KEY VERSE FOR MEMORIZATION
“And the angel said unto them, Fear not: for, behold, I bring you good tidings of great joy, which shall be to all people. For unto you is born this day in the city of David a Saviour, which is Christ the Lord.” (Luke 2:10-11)
The Book of Luke was written to Theophilus, a Gentile who is believed to have been interested in the teachings of the Christian faith; his name means “one who loves God.” Luke, the author of this Gospel, was a skilled writer and historian as well as an educated physician. He was also a Greek — the only Gentile among the writers of the Gospels — so he could identify with the perspectives of Gentile readers. His writings helped Christians in the Gentile churches to better understand Jesus, His life, and His mission on earth.
As a friend and traveling companion of Paul the Apostle, Luke had access to the Apostles and close friends of Jesus, and no doubt their firsthand reports and recollections were the basis for much of his writings. Luke gives more detail than any other Gospel writer concerning the birth and early life of Christ.
The universal scope of Christ’s message is brought out in the Gospel of Luke in a variety of ways.
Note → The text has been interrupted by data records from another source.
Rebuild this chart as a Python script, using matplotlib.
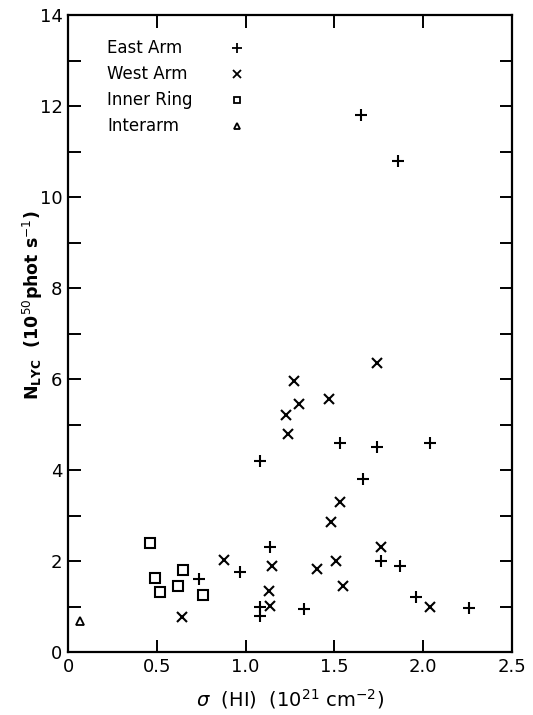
import matplotlib
matplotlib.use("Agg")
import matplotlib.pyplot as plt

plt.rcParams['font.family'] = ['DejaVu Sans']
plt.rcParams['mathtext.fontset'] = 'dejavusans'

# 东臂 (+)
east_x = [1.65, 1.86, 1.08, 1.53, 1.74, 2.04, 1.66, 1.14, 0.97, 0.74,
          1.08, 1.08, 1.33, 1.76, 1.87, 1.96, 2.26]
east_y = [11.8, 10.8, 4.2, 4.6, 4.5, 4.6, 3.8, 2.3, 1.75, 1.6,
          1.0, 0.8, 0.95, 2.0, 1.9, 1.2, 0.97]
# 西臂 (x)
west_x = [1.74, 1.27, 1.30, 1.47, 1.23, 1.24, 1.53, 1.48, 1.76, 1.51,
          1.40, 1.55, 2.04, 0.88, 1.15, 1.13, 1.14, 0.64]
west_y = [6.35, 5.95, 5.45, 5.55, 5.2, 4.8, 3.3, 2.85, 2.3, 2.0,
          1.83, 1.45, 1.0, 2.03, 1.9, 1.35, 1.02, 0.78]
# 内环 (方块)
ring_x = [0.46, 0.49, 0.52, 0.62, 0.65, 0.76]
ring_y = [2.4, 1.62, 1.32, 1.45, 1.8, 1.25]
# 臂间 (三角)
inter_x = [0.07]
inter_y = [0.68]

legend_labels = ['East Arm', 'West Arm', 'Inner Ring', 'Interarm']
x_ticks = [0, 0.5, 1.0, 1.5, 2.0, 2.5]
x_tick_labels = ['0', '0.5', '1.0', '1.5', '2.0', '2.5']
y_ticks = list(range(0, 15))
y_tick_labels = [str(v) if v % 2 == 0 else '' for v in y_ticks]

fig = plt.figure(figsize=(5.33, 7.15), dpi=100)
ax = fig.add_axes([68 / 533, 63 / 715, 444 / 533, 637 / 715])

ms_style = dict(linestyle='none', color='black', markerfacecolor='none')
ax.plot(east_x, east_y, marker='+', markersize=8, markeredgewidth=1.5, **ms_style)
ax.plot(west_x, west_y, marker='x', markersize=7, markeredgewidth=1.5, **ms_style)
ax.plot(ring_x, ring_y, marker='s', markersize=6.5, markeredgewidth=1.5, **ms_style)
ax.plot(inter_x, inter_y, marker='^', markersize=6, markeredgewidth=1.3, **ms_style)

# 手动画图例
legend_markers = [('+', 6.5), ('x', 5.5), ('s', 5), ('^', 5)]
row_y = [0.948, 0.907, 0.866, 0.826]
for lab, (mk, sz), yy in zip(legend_labels, legend_markers, row_y):
    ax.text(0.088, yy, lab, transform=ax.transAxes, fontsize=12,
            va='center', ha='left')
    ax.plot([0.38], [yy], transform=ax.transAxes, marker=mk, markersize=sz,
            markeredgewidth=1.3, **ms_style)

ax.set_xlim(0, 2.5)
ax.set_ylim(0, 14)
ax.set_xticks(x_ticks)
ax.set_xticklabels(x_tick_labels)
ax.set_yticks(y_ticks)
ax.set_yticklabels(y_tick_labels)
ax.tick_params(direction='in', length=9, width=1.4, labelsize=13,
               top=True, right=True, pad=4)

for sp in ax.spines.values():
    sp.set_linewidth(1.6)

ax.set_xlabel(r'$\sigma$  (HI)  (10$^{21}$ cm$^{-2}$)', fontsize=14, labelpad=8)
fig.text(33 / 533, 1 - 305 / 715, r'$\mathbf{N_{LYC}}$  (10$^{50}$phot s$^{-1}$)',
         rotation=90, fontsize=12.5, fontweight='bold', va='center', ha='center')

fig.savefig('out.png', dpi=100)
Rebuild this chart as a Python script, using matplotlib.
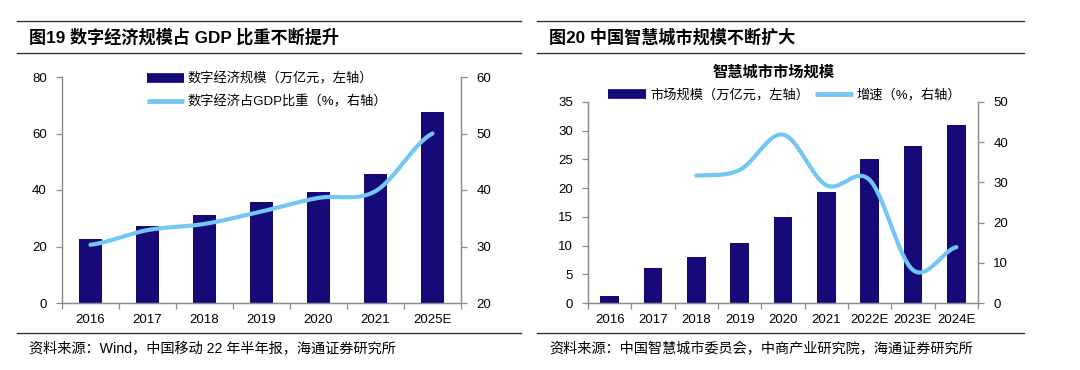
import numpy as np
import matplotlib
matplotlib.use("Agg")
import matplotlib.pyplot as plt
from matplotlib.lines import Line2D

plt.rcParams['font.family'] = ['Liberation Sans', 'Noto Sans CJK SC']

# left chart: digital economy
years_l = ['2016', '2017', '2018', '2019', '2020', '2021', '2025E']
scale_l = [22.6, 27.2, 31.3, 35.8, 39.2, 45.5, 67.5]
share_l = [30.3, 32.9, 34.0, 36.2, 38.6, 39.8, 50.0]

# right chart: smart city market
years_r = ['2016', '2017', '2018', '2019', '2020', '2021', '2022E', '2023E', '2024E']
scale_r = [1.2, 6.1, 8.0, 10.5, 15.0, 19.4, 25.1, 27.3, 31.0]
growth_r = [np.nan, np.nan, 31.7, 33.1, 41.9, 29.3, 30.6, 8.2, 13.9]

BAR = '#150A78'
LINE = '#74C7F5'
AXC = '#8C8C8C'
W, H = 1080, 370
TICK_FS = 9.5


def smooth(x, y, n=30):
    # bezier smoothing like excel's smoothed line (catmull-rom tangents)
    x = np.asarray(x, float)
    y = np.asarray(y, float)
    px = np.concatenate([[2 * x[0] - x[1]], x, [2 * x[-1] - x[-2]]])
    py = np.concatenate([[y[0]], y, [y[-1]]])
    xs, ys = [], []
    t = np.linspace(0, 1, n)
    for i in range(1, len(px) - 2):
        for p, out in ((px, xs), (py, ys)):
            p0, p1, p2, p3 = p[i - 1], p[i], p[i + 1], p[i + 2]
            c1 = p1 + (p2 - p0) / 6
            c2 = p2 - (p3 - p1) / 6
            out.append((1 - t) ** 3 * p1 + 3 * t * (1 - t) ** 2 * c1
                       + 3 * t ** 2 * (1 - t) * c2 + t ** 3 * p2)
    return np.concatenate(xs), np.concatenate(ys)


def pax(x0, y0, x1, y1):
    return fig.add_axes([x0 / W, (H - y1) / H, (x1 - x0) / W, (y1 - y0) / H])


def style(ax, ax2, n):
    for a in (ax, ax2):
        a.spines['top'].set_visible(False)
        for s in ('left', 'right', 'bottom'):
            a.spines[s].set_color(AXC)
            a.spines[s].set_linewidth(0.9)
        a.tick_params(colors=AXC, labelcolor='black', labelsize=TICK_FS, length=4, width=0.9)
    ax.set_xlim(-0.5, n - 0.5)
    ax.set_xticks(np.arange(n))
    ax.tick_params(axis='x', length=0, pad=8)
    ax.set_xticks(np.arange(n + 1) - 0.5, minor=True)
    ax.tick_params(axis='x', which='minor', length=4, width=0.9, colors=AXC)
    ax.tick_params(axis='y', pad=7)
    ax2.tick_params(axis='y', pad=7)


def rule(x0, x1, y):
    fig.add_artist(Line2D([x0 / W, x1 / W], [(H - y) / H] * 2, color='#333333', lw=1.0))


fig = plt.figure(figsize=(10.8, 3.7), dpi=100)

# ---- left panel ----
rule(17, 521, 21)
rule(17, 521, 53)
rule(17, 521, 333)
fig.text(29 / W, (H - 37) / H, '图19 数字经济规模占 GDP 比重不断提升', fontsize=12.3,
         fontweight='bold', va='center', ha='left')
fig.text(29 / W, (H - 349) / H, '资料来源：Wind，中国移动 22 年半年报，海通证券研究所',
         fontsize=10.2, va='center', ha='left')

ax = pax(62, 77, 461, 303)
ax2 = ax.twinx()
xl = np.arange(len(years_l))
ax.bar(xl, scale_l, width=0.42, color=BAR)
ax.set_ylim(0, 80)
ax.set_yticks([0, 20, 40, 60, 80])
ax.set_xticklabels(years_l)
sx, sy = smooth(xl, share_l)
ax2.plot(sx, sy, color=LINE, lw=3, solid_capstyle='round')
ax2.set_ylim(20, 60)
ax2.set_yticks([20, 30, 40, 50, 60])
style(ax, ax2, len(years_l))
ax.legend(handles=[Line2D([], [], color=BAR, lw=7, solid_capstyle='butt'),
                   Line2D([], [], color=LINE, lw=3.5, solid_capstyle='butt')],
          labels=['数字经济规模（万亿元，左轴）', '数字经济占GDP比重（%，右轴）'],
          loc='upper left', bbox_to_anchor=((147 - 62) / 399, 1.02), frameon=False,
          fontsize=9.5, handlelength=2.8, handletextpad=0.3, labelspacing=0.75,
          borderpad=0, borderaxespad=0)

# ---- right panel ----
rule(537, 1024, 21)
rule(537, 1024, 53)
rule(537, 1024, 333)
fig.text(549 / W, (H - 37) / H, '图20 中国智慧城市规模不断扩大', fontsize=12.3,
         fontweight='bold', va='center', ha='left')
fig.text(549 / W, (H - 349) / H, '资料来源：中国智慧城市委员会，中商产业研究院，海通证券研究所',
         fontsize=10.2, va='center', ha='left')
fig.text(774 / W, (H - 72) / H, '智慧城市市场规模', fontsize=11, fontweight='bold',
         va='center', ha='center')

bx = pax(588, 102, 978, 303)
bx2 = bx.twinx()
xr = np.arange(len(years_r))
bx.bar(xr, scale_r, width=0.43, color=BAR)
bx.set_ylim(0, 35)
bx.set_yticks(np.arange(0, 36, 5))
bx.set_xticklabels(years_r)
g = np.array(growth_r)
ok = ~np.isnan(g)
gx, gy = smooth(xr[ok], g[ok])
bx2.plot(gx, gy, color=LINE, lw=3, solid_capstyle='round')
bx2.set_ylim(0, 50)
bx2.set_yticks(np.arange(0, 51, 10))
style(bx, bx2, len(years_r))
bx.legend(handles=[Line2D([], [], color=BAR, lw=7, solid_capstyle='butt'),
                   Line2D([], [], color=LINE, lw=3.5, solid_capstyle='butt')],
          labels=['市场规模（万亿元，左轴）', '增速（%，右轴）'],
          loc='upper left', bbox_to_anchor=((608 - 588) / 390, 1.065), frameon=False,
          fontsize=9.5, ncol=2, handlelength=2.9, handletextpad=0.3, columnspacing=0.4,
          borderpad=0, borderaxespad=0)

fig.savefig('out.png', dpi=100)
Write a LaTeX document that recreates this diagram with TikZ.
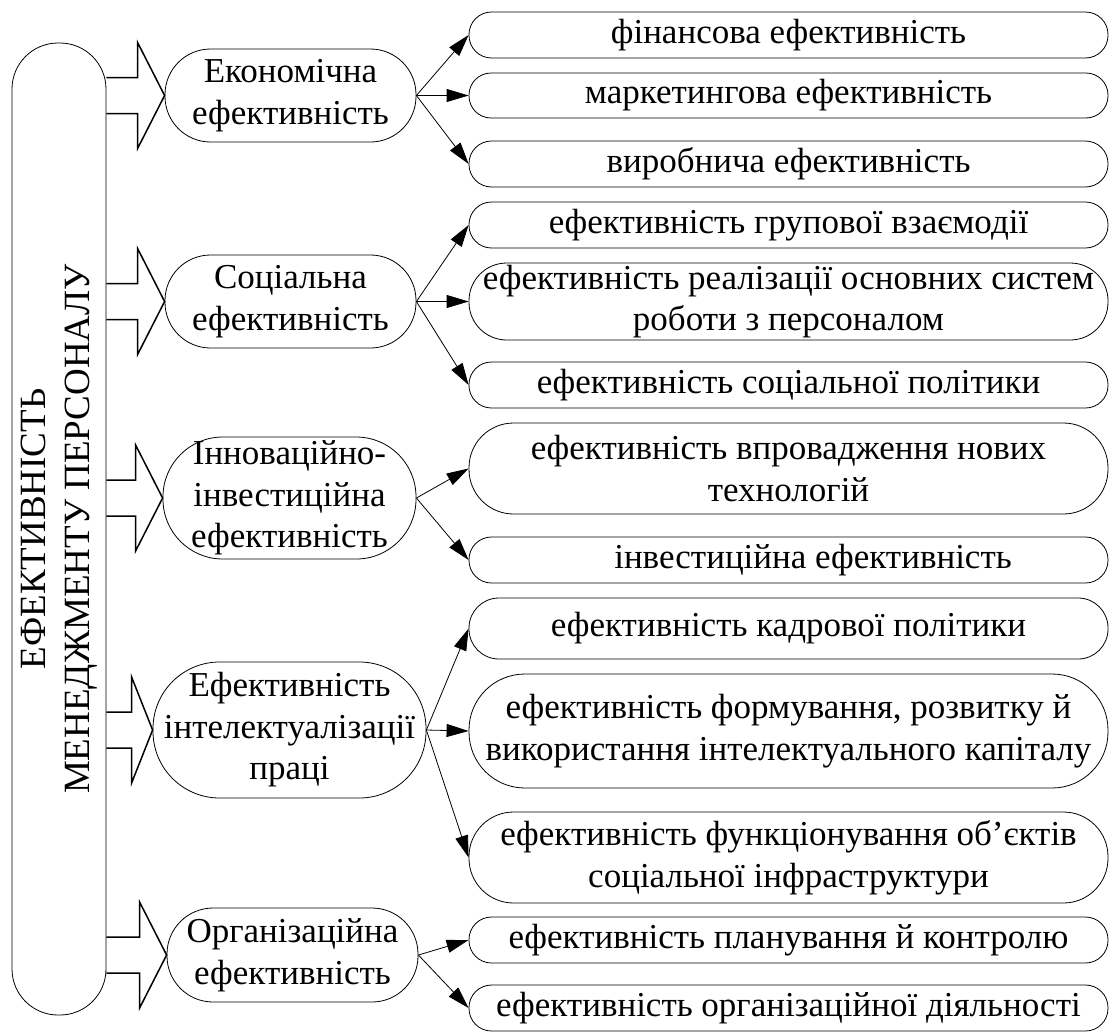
\documentclass[tikz,border=0pt]{standalone}
\usepackage{fontspec}
\setmainfont{Liberation Serif}
\usetikzlibrary{arrows.meta,calc}

\begin{document}
\begin{tikzpicture}[x=1pt,y=-1pt,
  pill/.style={draw,line width=0.8pt,rectangle,rounded corners=0.49*#1,minimum height=#1,
    inner sep=0pt,align=center,font=\fontsize{35}{41.5}\selectfont},
  group/.style={pill=#1,minimum width=251pt},
  leaf/.style={pill=#1,minimum width=639pt},
  leafarr/.style={-{Triangle[length=22pt,width=13pt]},line width=0.8pt},
  blockarr/.style={line width=1.5pt,line join=miter}]
\useasboundingbox (0,0) rectangle (1110,1034);
% main box, text reads bottom to top
\node[pill=94pt,minimum width=972pt,rotate=90,font=\fontsize{37}{44}\selectfont] (main) at (59,529)
  {ЕФЕКТИВНІСТЬ\\МЕНЕДЖМЕНТУ ПЕРСОНАЛУ};
% groups
\node[group=93pt] (econ) at (290.5,95.5) {Економічна\\ефективність};
\node[group=93pt] (soc) at (290.5,301.5) {Соціальна\\ефективність};
\node[group=122pt,minimum width=253pt] (innov) at (289.5,498) {Інноваційно-\\інвестиційна\\ефективність};
\node[group=136pt,minimum width=273pt] (intel) at (289.5,730) {Ефективність\\інтелектуалізації\\праці};
\node[group=94pt] (org) at (292.5,955) {Організаційна\\ефективність};
% leaves
\node[leaf=46pt] (fin) at (788.5,35) {фінансова ефективність};
\node[leaf=45pt] (mark) at (788.5,95.5) {маркетингова ефективність};
\node[leaf=46pt] (virob) at (788.5,164) {виробнича ефективність};
\node[leaf=46pt] (grup) at (788.5,225) {ефективність групової взаємодії};
\node[leaf=77pt] (real) at (788.5,301.5) {ефективність реалізації основних систем\\роботи з персоналом};
\node[leaf=46pt] (socpol) at (788.5,385) {ефективність соціальної політики};
\node[leaf=91pt] (tech) at (788.5,468.5) {ефективність впровадження нових\\технологій};
\node[leaf=46pt] (invest) at (788.5,560) {\hspace*{1.4em}інвестиційна ефективність};
\node[leaf=61pt] (kadr) at (788.5,628.5) {ефективність кадрової політики};
\node[leaf=114pt] (kapit) at (788.5,731) {ефективність формування, розвитку й\\використання інтелектуального капіталу};
\node[leaf=91pt] (infra) at (788.5,857.5) {ефективність функціонування об’єктів\\соціальної інфраструктури};
\node[leaf=46pt] (plan) at (788.5,940) {ефективність планування й контролю};
\node[leaf=46pt] (orgd) at (788.5,1008) {ефективність організаційної діяльності};
% block arrows
\foreach \g/\hl in {econ/27,soc/27,innov/27,intel/21,org/27}
  \draw[blockarr] ($(main.south |- \g.west)+(0,-18)$) -- ($(\g.west)+(-\hl,-18)$)
    -- ($(\g.west)+(-\hl,-53)$) -- (\g.west) -- ($(\g.west)+(-\hl,53)$)
    -- ($(\g.west)+(-\hl,18)$) -- ($(main.south |- \g.west)+(0,18)$);
% thin arrows
\foreach \g/\l in {econ/fin,econ/mark,econ/virob,soc/grup,soc/real,soc/socpol,
  innov/tech,innov/invest,intel/kadr,intel/kapit,intel/infra,org/plan,org/orgd}
  \draw[leafarr] (\g.east) -- (\l.west);
\end{tikzpicture}
\end{document}
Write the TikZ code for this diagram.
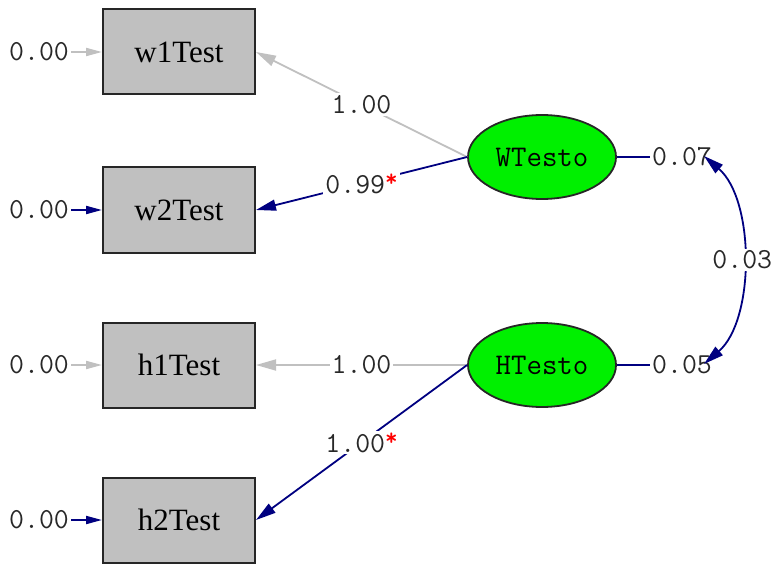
\documentclass[tikz,border=0pt]{standalone}
\usepackage{fontspec}
\setmainfont{Liberation Serif}
\usetikzlibrary{arrows.meta,shapes.geometric}
\definecolor{navy}{RGB}{0,0,128}
\definecolor{fixgray}{RGB}{192,192,192}
\definecolor{boxgray}{RGB}{192,192,192}
\definecolor{latgreen}{RGB}{0,240,0}
\definecolor{labtext}{RGB}{40,40,40}
\begin{document}
\begin{tikzpicture}[x=1pt,y=-1pt,
  obs/.style={rectangle, minimum width=152pt, minimum height=85pt,
    fill=boxgray, draw=black!85, line width=2pt,
    font=\fontsize{31}{31}\selectfont},
  lat/.style={ellipse, minimum width=148pt, minimum height=84pt,
    fill=latgreen, draw=black!85, line width=1.8pt,
    font=\ttfamily\fontsize{30}{30}\selectfont},
  lbl/.style={fill=white, inner sep=2pt, text=labtext,
    font=\ttfamily\fontsize{29}{29}\selectfont},
  fixed/.style={draw=fixgray, line width=1.8pt,
    -{Triangle[length=20pt,width=11pt]}},
  free/.style={draw=navy, line width=1.8pt,
    -{Triangle[length=20pt,width=11pt]}},
  errfixed/.style={draw=fixgray, line width=2pt,
    -{Triangle[length=16pt,width=8pt]}},
  errfree/.style={draw=navy, line width=2pt,
    -{Triangle[length=16pt,width=8pt]}}
]
\useasboundingbox (0,0) rectangle (773,564);

% observed indicators
\node[obs] (w1) at (179,52)  {w1Test};
\node[obs] (w2) at (179,210) {w2Test};
\node[obs] (h1) at (179,365) {h1Test};
\node[obs] (h2) at (179,520) {h2Test};

% measurement error variances
\node[lbl] (e1) at (39,52)  {0.00};
\node[lbl] (e2) at (39,210) {0.00};
\node[lbl] (e3) at (39,365) {0.00};
\node[lbl] (e4) at (39,520) {0.00};
\draw[errfixed] (e1) -- (w1);
\draw[errfree]  (e2) -- (w2);
\draw[errfixed] (e3) -- (h1);
\draw[errfree]  (e4) -- (h2);

% latent factors
\node[lat] (W) at (542,157) {WTesto};
\node[lat] (H) at (542,365) {HTesto};

% loadings
\draw[fixed] (W.west) -- (w1.east) node[lbl, pos=0.5] {1.00};
\draw[free]  (W.west) -- (w2.east) node[lbl, pos=0.5] {0.99\raisebox{7pt}{\textcolor{red}{\fontsize{24}{24}\selectfont\bfseries*}}};
\draw[fixed] (H.west) -- (h1.east) node[lbl, pos=0.5] {1.00};
\draw[free]  (H.west) -- (h2.east) node[lbl, pos=0.5] {1.00\raisebox{7pt}{\textcolor{red}{\fontsize{24}{24}\selectfont\bfseries*}}};

% factor variances
\node[lbl] (vW) at (682,157) {0.07};
\node[lbl] (vH) at (682,365) {0.05};
\draw[navy, line width=1.8pt] (W.east) -- (vW.west);
\draw[navy, line width=1.8pt] (H.east) -- (vH.west);

% factor covariance
\coordinate (cW) at (704,156);
\coordinate (cH) at (704,364);
\draw[navy, line width=1.8pt,
  {Triangle[length=20pt,width=11pt]}-{Triangle[length=20pt,width=11pt]}]
  (cW) .. controls (755,200) and (755,320) .. (cH)
  node[lbl, pos=0.5] {0.03};
\end{tikzpicture}
\end{document}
For example, Luke’s genealogy of Jesus in chapter 3 goes back to Adam (the father of all mankind), rather than only to Abraham (the father of the Jewish nation), as Matthew’s did. Heli, mentioned at the beginning of the genealogical list, was likely Joseph’s father-in-law, so this ancestral record traces the family line of Mary, and may have been received personally from her.
The Book of Luke highlights Jesus’ compassion toward those considered unimportant in Jewish society, such as women, children, those in poverty, and social outcasts. In these first chapters, Luke detailed how Christ’s birth took place in lowly circumstances — in an area housing animals. It was to humble shepherds that the angels proclaimed their joyous message, and those shepherds had the privilege of meeting in person the tiny Babe who came as the Savior of the whole world.
Another notable feature of Luke’s Gospel is the emphasis on the humanity of Jesus. In chapters 1 and 2, Luke gave a detailed account of Jesus’ birth by an earthly woman, and provided the only glimpse in Scripture of Jesus’ boyhood. In chapter 4, Luke recounted how Jesus experienced hunger after fasting for forty days, and then was subjected to temptation from Satan. In addition, he gave details about how Jesus overcame temptation, providing an example for His followers throughout the ages since.
Luke alluded frequently to the Holy Spirit. For example, he explained Jesus’ conception by relating the angel’s assertion to Mary, “The Holy Ghost shall come upon thee, and the power of the Highest shall overshadow thee” (Luke 1:35). At Jesus’ baptism in the Jordan, the Holy Spirit appeared as a dove while the Father spoke from Heaven, beautifully depicting the Holy Trinity.
The text of this lesson includes words that have been woven into some of the greatest songs of all Christendom: Mary’s song in Luke 1:46-55, often called the Magnificat (the first word of the Latin translation of this passage); the Benedictus or Song of Zacharias in Luke 1:68-79, and Gloria in Excelsis, which begins with the words the angels sang when Jesus’ birth was announced to shepherds in Luke 2:14.
Luke’s description of John’s prophetic role, his baptism of Jesus, and Jesus’ temptation in the wilderness, help us understand that these events were all part of the divine preparation for Jesus’ ministry and His role as Savior of the world.